In the last two years since I’ve done the work, she has threatened me numerous times she has walked out on me. She has screamed on top of her lungs at me. She is accused me of things that are false and because I am happy in my life, I’m single after two very difficult relationships to marriages, and I am happy as can be with my dog and going back to school and found my next steps and she is not happy for me if anything she’s angry trying to set me up and it’s so sad because I love her more than anything and I’ve done more for her than anybody and she’s taking the majority of my Emotional Time and worry, but I realize now that I’ve done the work and saw it from a different lens after I had done my own
Work that I just have to stick to boundaries and really limit our time together, but about five months ago, she decided she was never speaking to me again, but of course when she needed money reached out now not speaking to me again, and I am financially helping her still, so I made her sign a contract regarding me helping her for this last year and everything‘s done in August And I don’t know what’s gonna happen with her but when I’ve realized having a brother who was an addict?
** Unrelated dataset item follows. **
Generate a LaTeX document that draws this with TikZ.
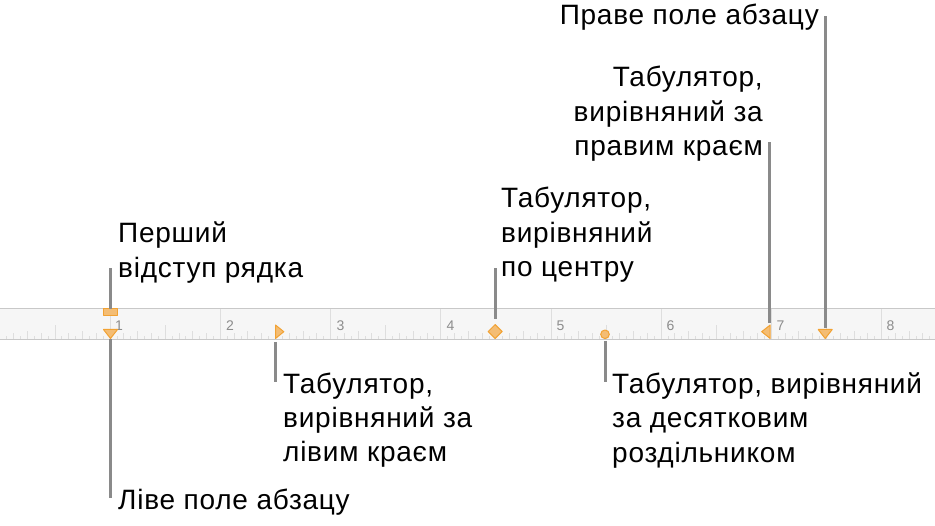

He’s been recovered for 15+ years is that you have to practice the 3 C’s
Didnt cause it can’t control it and can’t cure
Unfortunately, my daughter is not willing to truly look at herself and work on herself while I was doing recovery. She lost some weight and has gained it back and in the last 20 months 24 months it’s very sad and hard on me. She has to wanna help herself.
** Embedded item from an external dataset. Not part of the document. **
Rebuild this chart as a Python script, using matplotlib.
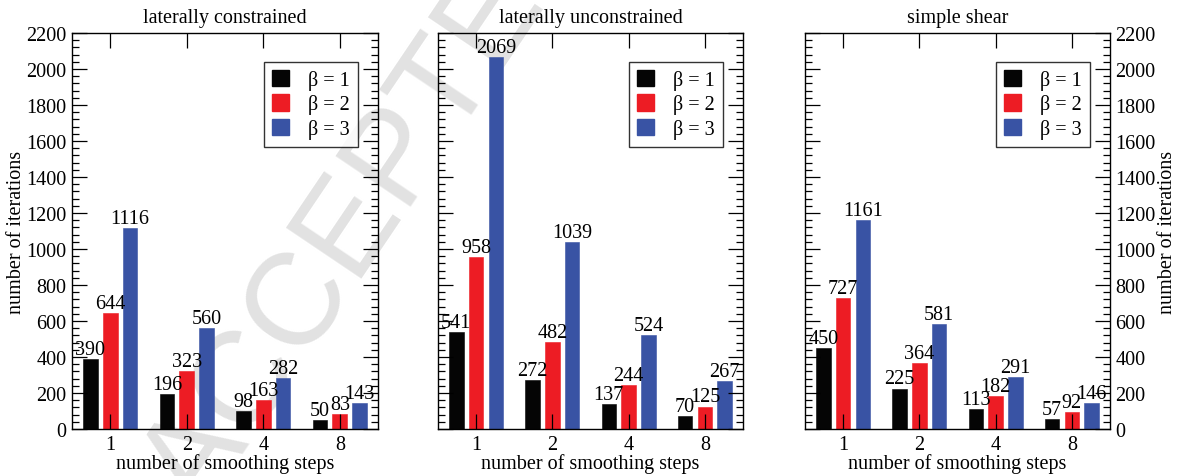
import matplotlib
matplotlib.use("Agg")
import matplotlib.pyplot as plt
import numpy as np
from matplotlib.ticker import MultipleLocator
from matplotlib.patches import Patch

plt.rcParams['font.family'] = ['Liberation Serif', 'DejaVu Serif']

steps = ['1', '2', '4', '8']
titles = ['laterally constrained', 'laterally unconstrained', 'simple shear']
series_labels = ['β = 1', 'β = 2', 'β = 3']
colors = ['#050505', '#ed1c24', '#3953a4']

constrained_b1 = [390, 196, 98, 50]
constrained_b2 = [644, 323, 163, 83]
constrained_b3 = [1116, 560, 282, 143]
unconstrained_b1 = [541, 272, 137, 70]
unconstrained_b2 = [958, 482, 244, 125]
unconstrained_b3 = [2069, 1039, 524, 267]
shear_b1 = [450, 225, 113, 57]
shear_b2 = [727, 364, 182, 92]
shear_b3 = [1161, 581, 291, 146]

panels = [
    [constrained_b1, constrained_b2, constrained_b3],
    [unconstrained_b1, unconstrained_b2, unconstrained_b3],
    [shear_b1, shear_b2, shear_b3],
]

W, H = 1181, 477
fig = plt.figure(figsize=(W / 100, H / 100), dpi=100)

# watermark
fig.text(202 / W, 1 - 515 / H, 'ACCEPTED MANUSCRIPT', fontsize=94,
         family='Liberation Sans', color='#e2e2e2', rotation=56,
         rotation_mode='anchor', ha='left', va='baseline', zorder=-1)

lefts = [72, 438, 805]
right_edges = [378, 743, 1110]
top, bottom = 34, 430
fs = 14.5

x = np.arange(len(steps))
offsets = [-0.26, 0.0, 0.26]
width = 0.19

for i, (series, title) in enumerate(zip(panels, titles)):
    aw = right_edges[i] - lefts[i]
    ax = fig.add_axes([lefts[i] / W, 1 - bottom / H, aw / W, (bottom - top) / H])
    ax.set_facecolor('none')
    handles = []
    for j, vals in enumerate(series):
        ax.bar(x + offsets[j], vals, width=width, color=colors[j],
               edgecolor=colors[j], linewidth=0.4, zorder=1)
        for xb, v in zip(x + offsets[j], vals):
            ax.annotate(str(v), (xb, v), xytext=(0, 0), textcoords='offset points',
                        ha='center', va='bottom', fontsize=fs)
        handles.append(Patch(facecolor=colors[j], edgecolor=colors[j]))
    ax.set_xlim(-0.5, 3.5)
    ax.set_ylim(0, 2200)
    ax.set_xticks(x)
    ax.set_xticklabels(steps)
    ax.yaxis.set_major_locator(MultipleLocator(200))
    ax.yaxis.set_minor_locator(MultipleLocator(40))
    ax.tick_params(axis='x', which='major', direction='in', length=10.5,
                   width=0.9, top=True, bottom=True, labelsize=fs, pad=4)
    ax.tick_params(axis='y', which='major', direction='in', length=10.5,
                   width=0.9, left=True, right=True, labelsize=fs, pad=4)
    ax.tick_params(axis='y', which='minor', direction='in', length=5,
                   width=0.9, left=True, right=True)
    ax.tick_params(axis='x', which='minor', bottom=False, top=False)
    for s in ax.spines.values():
        s.set_linewidth(1.0)
    if i == 0:
        ax.tick_params(axis='y', labelleft=True, labelright=False)
        ax.set_ylabel('number of iterations', fontsize=fs, va='center')
        ax.yaxis.set_label_coords((17 - lefts[i]) / aw, 0.5)
    elif i == 1:
        ax.tick_params(axis='y', labelleft=False, labelright=False)
    else:
        ax.tick_params(axis='y', labelleft=False, labelright=True)
        ax.yaxis.set_label_position('right')
        ax.set_ylabel('number of iterations', fontsize=fs, rotation=90, va='center')
        ax.yaxis.set_label_coords((1168 - lefts[i]) / aw, 0.5)
    ax.set_xlabel('number of smoothing steps', fontsize=fs, labelpad=0)
    ax.set_title(title, fontsize=fs, pad=8)
    leg = ax.legend(handles, series_labels, loc='upper right', fontsize=fs,
                    frameon=True, fancybox=False, edgecolor='black',
                    handlelength=0.85, handleheight=0.85, handletextpad=0.95,
                    labelspacing=0.22, borderpad=0.4, borderaxespad=0,
                    bbox_to_anchor=(1 - 20 / aw, 1 - 29 / (bottom - top)))
    leg.get_frame().set_linewidth(1.0)
    leg.set_zorder(5)

fig.savefig('out.png', dpi=100)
Lastly, she won’t say I love you to me won’t do it. She’ll do it with gifts and cards. She’ll do it pretending she’s talking to the dog but even when we’re on our closest, she can’t say it and I know she doesn’t love herself. I know she doesn’t wanna say it out loud and she’s very functioning. She works hard as a good persona in the world and I never told anyone about all this. I just deal with it on my own because I didn’t know how to ask for help but I do now and we all need support when dealing with mental illness in our family and borderline truly affects the whole family. She’s ruined vacations. Holidays won’t leave when we’re gonna going on an airplane. I mean, you name it and it’s Nice to be able to talk about it now not feel like I’m betraying her because I realize self-care is more important and I need to take care of myself.